For theorems of type, for All x: P(x)->Q(x)

Direct Proof:

We start with assuming that P(x) holds and then try to reach Q(x).

Proof by Contrapositive:

This proof technique uses the fact that contrapositive of p->q (which is -q->-p) has same truth value as p->q. So we can try to prove the contrapositive of original with direct proof technique.

Vacuous Proof:

If we can prove that P(x) is always false, then the statement p->q automatically becomes true.

Trivial Proof:

If we can prove that Q(x) is always true, no matter what.

For theorems of type, for all x: P(x)

Proof by Cases - Exhaustive Proof:

If x can only have a limited set of values, then we can apply P to *all* those values of x, if they all happens to be true(which has to be the case for theorem to be correct) then we have the proof.

Proof by Cases - Proof with limited Cases:

1. Some times, even though x can have a large(may be infinite) set of values but we can still use case techniue.
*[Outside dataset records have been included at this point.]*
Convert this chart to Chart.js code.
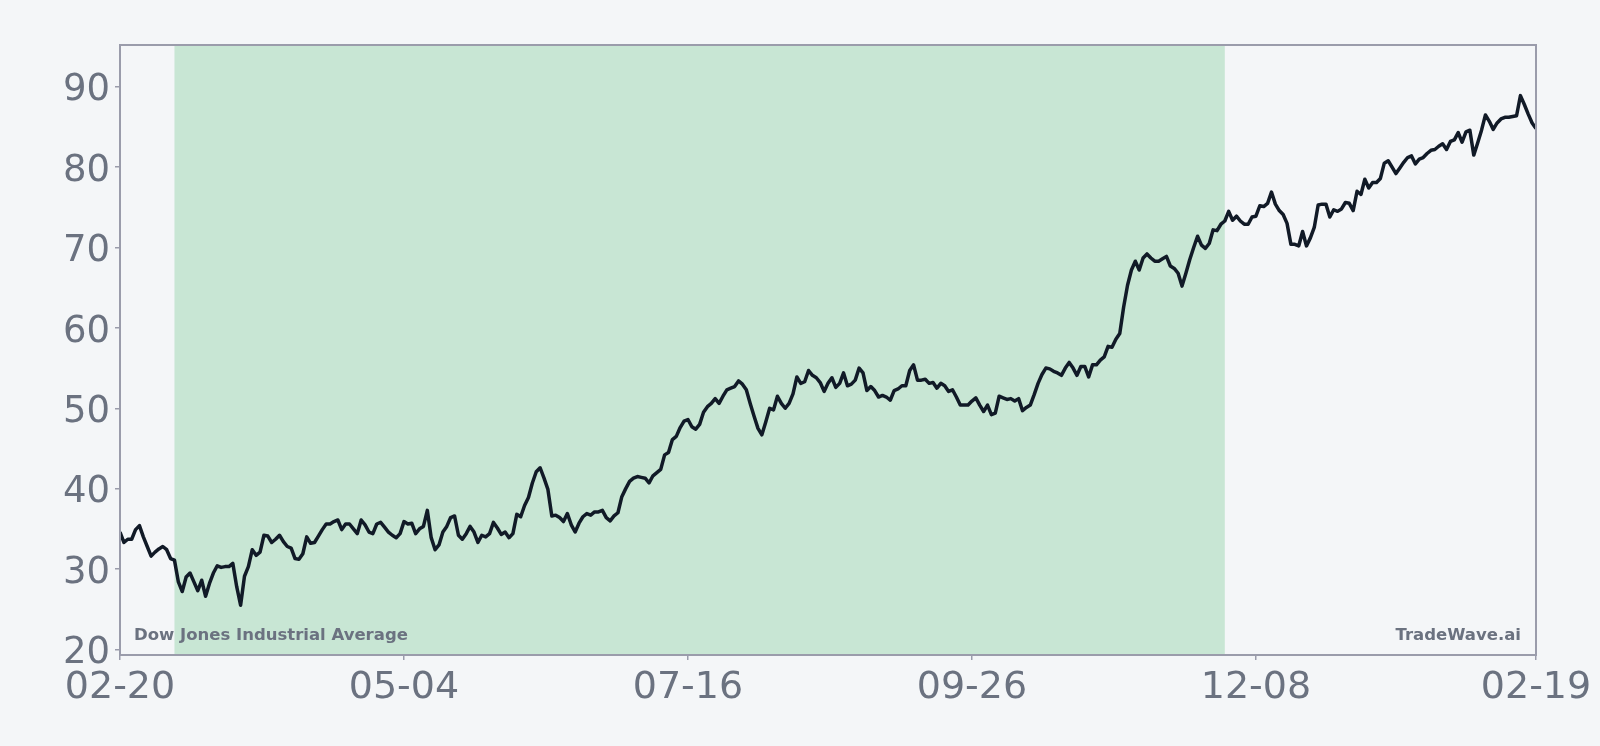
<!DOCTYPE html>
<html>
<head>
<meta charset="utf-8">
<title>Dow Jones Industrial Average</title>
<script src="https://cdn.jsdelivr.net/npm/chart.js@4.4.1/dist/chart.umd.min.js"></script>
<style>
  html, body { margin: 0; padding: 0; background: #f4f6f8; }
  #chart { display: block; }
</style>
</head>
<body>
<canvas id="chart" width="1600" height="746"></canvas>
<script>
// Daily values, one per calendar day from 02-20 to 02-19 (day index 0..364)
const dailyValues = [
  34.6, 33.3, 33.7, 33.7, 34.9, 35.4, 34.0, 32.8, 31.6, 32.1,
  32.5, 32.8, 32.4, 31.3, 31.1, 28.4, 27.2, 29.0, 29.5, 28.4,
  27.3, 28.6, 26.6, 28.2, 29.5, 30.4, 30.2, 30.3, 30.3, 30.7,
  27.8, 25.5, 29.1, 30.3, 32.4, 31.7, 32.1, 34.2, 34.1, 33.3,
  33.7, 34.2, 33.4, 32.8, 32.6, 31.3, 31.2, 31.9, 34.0, 33.2,
  33.3, 34.1, 34.9, 35.6, 35.6, 35.9, 36.1, 34.9, 35.6, 35.6,
  35.0, 34.4, 36.1, 35.5, 34.6, 34.4, 35.6, 35.8, 35.2, 34.6,
  34.2, 33.9, 34.4, 35.9, 35.6, 35.7, 34.4, 35.0, 35.3, 37.3,
  33.9, 32.4, 33.0, 34.6, 35.3, 36.4, 36.6, 34.2, 33.7, 34.4,
  35.3, 34.6, 33.3, 34.2, 34.0, 34.4, 35.8, 35.1, 34.3, 34.6,
  33.9, 34.4, 36.8, 36.5, 37.9, 38.9, 40.7, 42.1, 42.6, 41.3,
  39.9, 36.6, 36.7, 36.4, 35.9, 36.9, 35.5, 34.6, 35.7, 36.5,
  36.9, 36.7, 37.1, 37.1, 37.3, 36.4, 36.0, 36.6, 37.0, 39.0,
  40.0, 40.9, 41.3, 41.5, 41.4, 41.3, 40.7, 41.6, 42.0, 42.4,
  44.2, 44.5, 46.1, 46.5, 47.6, 48.4, 48.6, 47.7, 47.4, 48.0,
  49.5, 50.2, 50.6, 51.2, 50.6, 51.5, 52.3, 52.5, 52.7, 53.4,
  53.0, 52.3, 50.6, 49.0, 47.5, 46.7, 48.3, 50.0, 49.8, 51.5,
  50.6, 50.0, 50.6, 51.8, 53.9, 53.1, 53.3, 54.7, 54.1, 53.8,
  53.2, 52.1, 53.1, 53.8, 52.6, 53.1, 54.4, 52.8, 53.0, 53.5,
  55.0, 54.4, 52.2, 52.7, 52.2, 51.4, 51.6, 51.4, 51.0, 52.2,
  52.4, 52.8, 52.8, 54.7, 55.4, 53.5, 53.5, 53.6, 53.1, 53.2,
  52.5, 53.1, 52.8, 52.1, 52.3, 51.4, 50.4, 50.4, 50.4, 50.9,
  51.3, 50.4, 49.6, 50.4, 49.2, 49.4, 51.5, 51.3, 51.1, 51.2,
  50.9, 51.2, 49.7, 50.1, 50.4, 51.7, 53.1, 54.2, 55.0, 54.9,
  54.6, 54.4, 54.1, 55.0, 55.7, 55.0, 54.1, 55.2, 55.2, 53.9,
  55.4, 55.4, 56.0, 56.4, 57.7, 57.6, 58.6, 59.3, 62.6, 65.3,
  67.2, 68.3, 67.2, 68.7, 69.2, 68.7, 68.3, 68.3, 68.6, 68.9,
  67.7, 67.4, 66.8, 65.2, 66.8, 68.5, 70.0, 71.4, 70.3, 69.9,
  70.5, 72.2, 72.1, 72.9, 73.3, 74.5, 73.4, 73.9, 73.3, 72.9,
  72.9, 73.8, 73.9, 75.2, 75.1, 75.5, 76.9, 75.4, 74.6, 74.1,
  73.0, 70.4, 70.4, 70.2, 72.0, 70.2, 71.2, 72.5, 75.3, 75.4,
  75.4, 73.8, 74.7, 74.5, 74.8, 75.6, 75.5, 74.6, 77.0, 76.6,
  78.5, 77.4, 78.1, 78.1, 78.6, 80.5, 80.8, 80.0, 79.2, 79.9,
  80.6, 81.2, 81.4, 80.4, 81.0, 81.2, 81.7, 82.1, 82.2, 82.6,
  82.9, 82.2, 83.2, 83.4, 84.3, 83.1, 84.4, 84.6, 81.5, 83.0,
  84.6, 86.5, 85.7, 84.7, 85.5, 86.0, 86.2, 86.2, 86.3, 86.4,
  88.9, 87.8, 86.6, 85.5, 84.8
];

// x axis ticks (day index) and their labels
const xTickDays = [0, 73, 146, 219, 292, 364];
const xTickLabels = ['02-20', '05-04', '07-16', '09-26', '12-08', '02-19'];

// y axis
const yTicks = [20, 30, 40, 50, 60, 70, 80, 90];
const yMin = 19.3;
const yMax = 95.2;

// highlighted period (day index)
const bandStartDay = 14;
const bandEndDay = 284;

const seriesName = 'Dow Jones Industrial Average';
const brandName = 'TradeWave.ai';

const TEXT_GRAY = '#6b7280';
const FRAME_GRAY = '#9a9cab';

// Page background on the canvas
const chartBg = {
  id: 'chartBg',
  beforeDraw(chart) {
    const ctx = chart.ctx;
    ctx.save();
    ctx.fillStyle = '#f4f6f8';
    ctx.fillRect(0, 0, chart.width, chart.height);
    ctx.restore();
  }
};

// Green highlighted period behind the line
const shadedBand = {
  id: 'shadedBand',
  beforeDatasetsDraw(chart) {
    const { ctx, chartArea, scales } = chart;
    const x0 = scales.x.getPixelForValue(bandStartDay);
    const x1 = scales.x.getPixelForValue(bandEndDay);
    ctx.save();
    ctx.fillStyle = 'rgb(200, 230, 212)';
    ctx.fillRect(x0, chartArea.top, x1 - x0, chartArea.bottom - chartArea.top);
    ctx.restore();
  }
};

// Frame around the plot plus the two corner captions
const frameAndNotes = {
  id: 'frameAndNotes',
  afterDraw(chart) {
    const { ctx, chartArea } = chart;
    ctx.save();
    ctx.strokeStyle = FRAME_GRAY;
    ctx.lineWidth = 2;
    ctx.strokeRect(chartArea.left, chartArea.top,
      chartArea.right - chartArea.left, chartArea.bottom - chartArea.top);

    ctx.fillStyle = TEXT_GRAY;
    ctx.font = 'bold 16.5px "DejaVu Sans", sans-serif';
    ctx.textBaseline = 'alphabetic';
    ctx.textAlign = 'left';
    ctx.fillText(seriesName, chartArea.left + 14, chartArea.bottom - 15);
    ctx.textAlign = 'right';
    ctx.fillText(brandName, chartArea.right - 15, chartArea.bottom - 15);
    ctx.restore();
  }
};

const points = dailyValues.map((v, i) => ({ x: i, y: v }));

new Chart(document.getElementById('chart'), {
  type: 'line',
  data: {
    datasets: [{
      label: seriesName,
      data: points,
      borderColor: '#111a27',
      borderWidth: 3.5,
      borderJoinStyle: 'round',
      pointRadius: 0,
      tension: 0,
      fill: false
    }]
  },
  options: {
    responsive: false,
    animation: false,
    devicePixelRatio: 1,
    layout: {
      padding: { top: 45, right: 64, left: 0, bottom: 0 }
    },
    plugins: {
      legend: { display: false },
      tooltip: { enabled: false }
    },
    scales: {
      x: {
        type: 'linear',
        min: 0,
        max: 364,
        afterBuildTicks: function(scale) {
          scale.ticks = xTickDays.map(d => ({ value: d }));
        },
        afterFit: function(scale) {
          scale.height = 91;
        },
        border: { display: false },
        grid: {
          drawOnChartArea: false,
          tickLength: 5,
          color: FRAME_GRAY,
          lineWidth: 1.5
        },
        ticks: {
          autoSkip: false,
          maxRotation: 0,
          padding: 5,
          color: TEXT_GRAY,
          font: { family: '"DejaVu Sans", sans-serif', size: 38 },
          callback: function(value) {
            const idx = xTickDays.indexOf(value);
            return idx >= 0 ? xTickLabels[idx] : '';
          }
        }
      },
      y: {
        min: yMin,
        max: yMax,
        afterBuildTicks: function(scale) {
          scale.ticks = yTicks.map(v => ({ value: v }));
        },
        afterFit: function(scale) {
          scale.width = 120;
        },
        border: { display: false },
        grid: {
          drawOnChartArea: false,
          tickLength: 5,
          color: FRAME_GRAY,
          lineWidth: 1.5
        },
        ticks: {
          padding: 5,
          labelOffset: 4,
          color: TEXT_GRAY,
          font: { family: '"DejaVu Sans", sans-serif', size: 37 }
        }
      }
    }
  },
  plugins: [chartBg, shadedBand, frameAndNotes]
});
</script>
</body>
</html>
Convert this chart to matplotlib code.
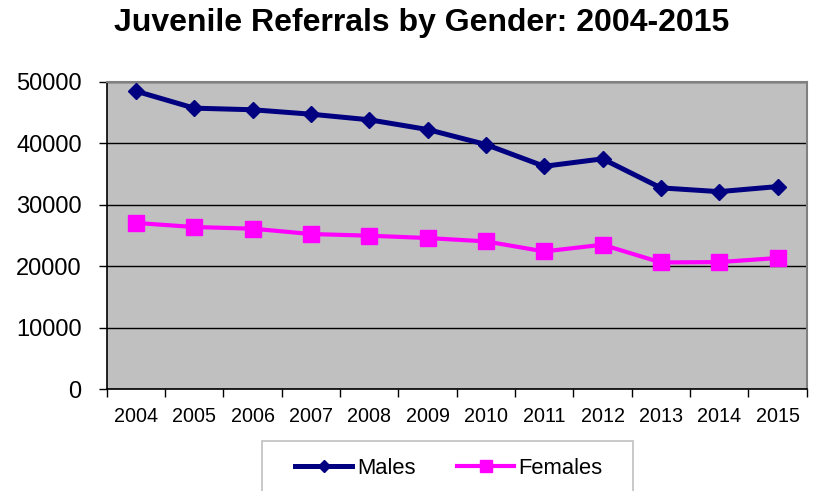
import matplotlib
matplotlib.use("Agg")
import matplotlib.pyplot as plt
from matplotlib.lines import Line2D
from matplotlib.patches import Rectangle

years = ["2004", "2005", "2006", "2007", "2008", "2009", "2010", "2011", "2012", "2013", "2014", "2015"]
males = [48470, 45700, 45440, 44720, 43810, 42230, 39790, 36250, 37460, 32740, 32130, 32950]
females = [27040, 26380, 26110, 25240, 24970, 24590, 24040, 22410, 23500, 20620, 20680, 21340]
yticks = [0, 10000, 20000, 30000, 40000, 50000]

plt.rcParams['font.family'] = ['Liberation Sans', 'DejaVu Sans']

W, H = 813, 491
fig = plt.figure(figsize=(W / 100, H / 100), dpi=100)
ax = fig.add_axes([106.7 / W, 1 - 389.3 / H, 700 / W, (389.3 - 81.7) / H])
ax.set_facecolor('#C0C0C0')

x = list(range(len(years)))
ax.plot(x, males, color='#000080', lw=3.6, marker='D', ms=8.5, mfc='#000080', mec='#000080', zorder=3)
ax.plot(x, females, color='#FF00FF', lw=3.0, marker='s', ms=12, mfc='#FF00FF', mec='#FF00FF', zorder=3)

ax.set_xlim(-0.5, len(years) - 0.5)
ax.set_ylim(0, 50000)
ax.set_yticks(yticks)
ax.set_yticklabels([str(v) for v in yticks], fontsize=17)
ax.yaxis.grid(True, color='black', lw=1.0)
ax.set_axisbelow(True)

ax.set_xticks(x)
ax.set_xticklabels(years, fontsize=14.2)
ax.set_xticks([i - 0.5 for i in range(len(years) + 1)], minor=True)
ax.tick_params(axis='x', which='major', length=0, pad=13)
ax.tick_params(axis='x', which='minor', length=6, width=1, color='black', direction='out')
ax.tick_params(axis='y', length=6, width=1, direction='out', pad=12)

for s in ['top', 'right']:
    ax.spines[s].set_color('#808080')
    ax.spines[s].set_linewidth(1.5)
for s in ['left', 'bottom']:
    ax.spines[s].set_color('black')
    ax.spines[s].set_linewidth(1.2)

fig.text(422 / W, 1 - 23 / H, "Juvenile Referrals by Gender: 2004-2015",
         ha='center', va='center', fontsize=23, fontweight='bold')

# legend frame
rect = Rectangle((262 / W, 1 - 500 / H), (633 - 262) / W, (500 - 441) / H,
                 transform=fig.transFigure, facecolor='white', edgecolor='#C0C0C0', lw=1.2)
fig.patches.append(rect)

handles = [
    Line2D([], [], color='#000080', lw=3.6, marker='D', ms=6, mfc='#000080', mec='#000080'),
    Line2D([], [], color='#FF00FF', lw=3.0, marker='s', ms=8, mfc='#FF00FF', mec='#FF00FF'),
]
fig.legend(handles, ['Males', 'Females'], loc='center', bbox_to_anchor=(449 / W, 1 - 468 / H),
           ncol=2, frameon=False, fontsize=15.8, handlelength=2.6, handletextpad=0.2,
           columnspacing=1.9, borderpad=0.0)

fig.savefig('out.png', dpi=100)
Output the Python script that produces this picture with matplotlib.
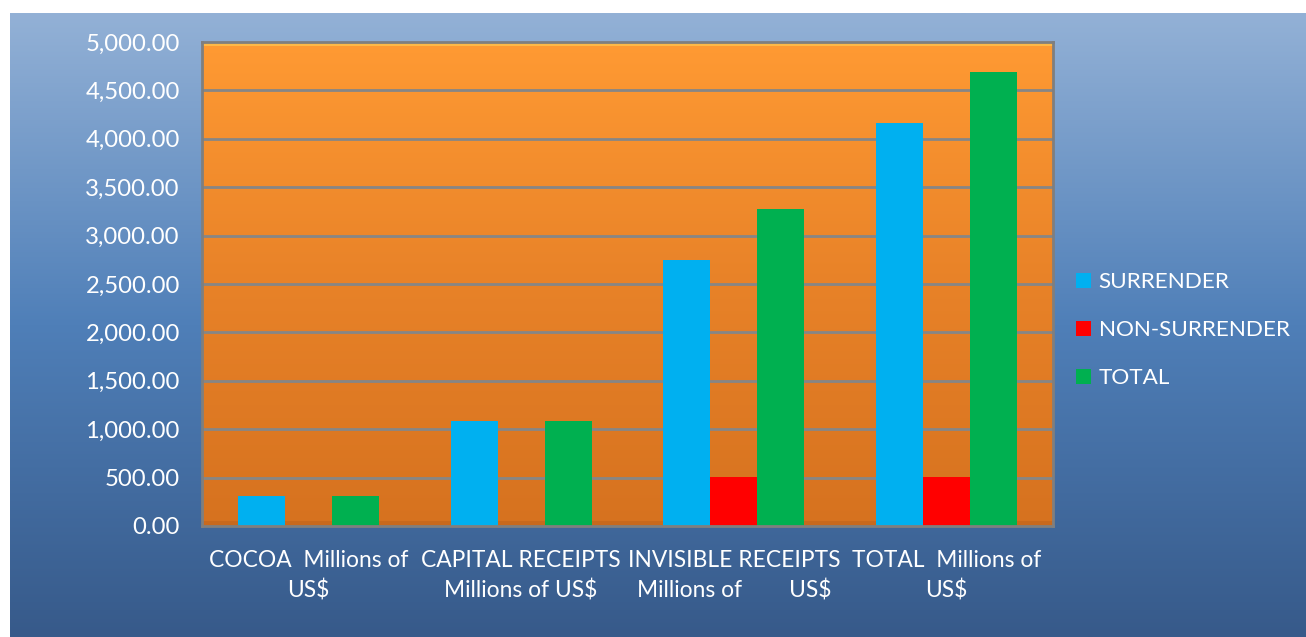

For example let say P(x) is of the form of Q(sin(x)), then its enough to prove that P(x) holds for x E [0, PI], as sin(x) repeats itself for other values of x.

2. In cases something like x being real number, it is enough to show that P(x) holds for 3 cases which are.. x<0, x>0 and x=0

For theorems of type, there exists x | P(x)

It'll be enough to find just one value of x for which P(x) holds.

General

Proof by Contradiction:

With this technique, we start with the assumption that negation of the theorem statement is true and reach a contradiction.

Try to find counter-example:

For example if we were to prove a theorem of type, for all x:P(x); if we can find one value of x for which P(x) is false then we have disproved the theorem.

Proof by Induction:

Here we prove a base case, Make an inductive assumption and prove the incremental case. Way to increment has to be general enough that all the possible cases are covered.

Reference - Section 1.6 and 1.7 of Discrete Mathematics & Its Applications 6th Edition by Kenneth H Rosen.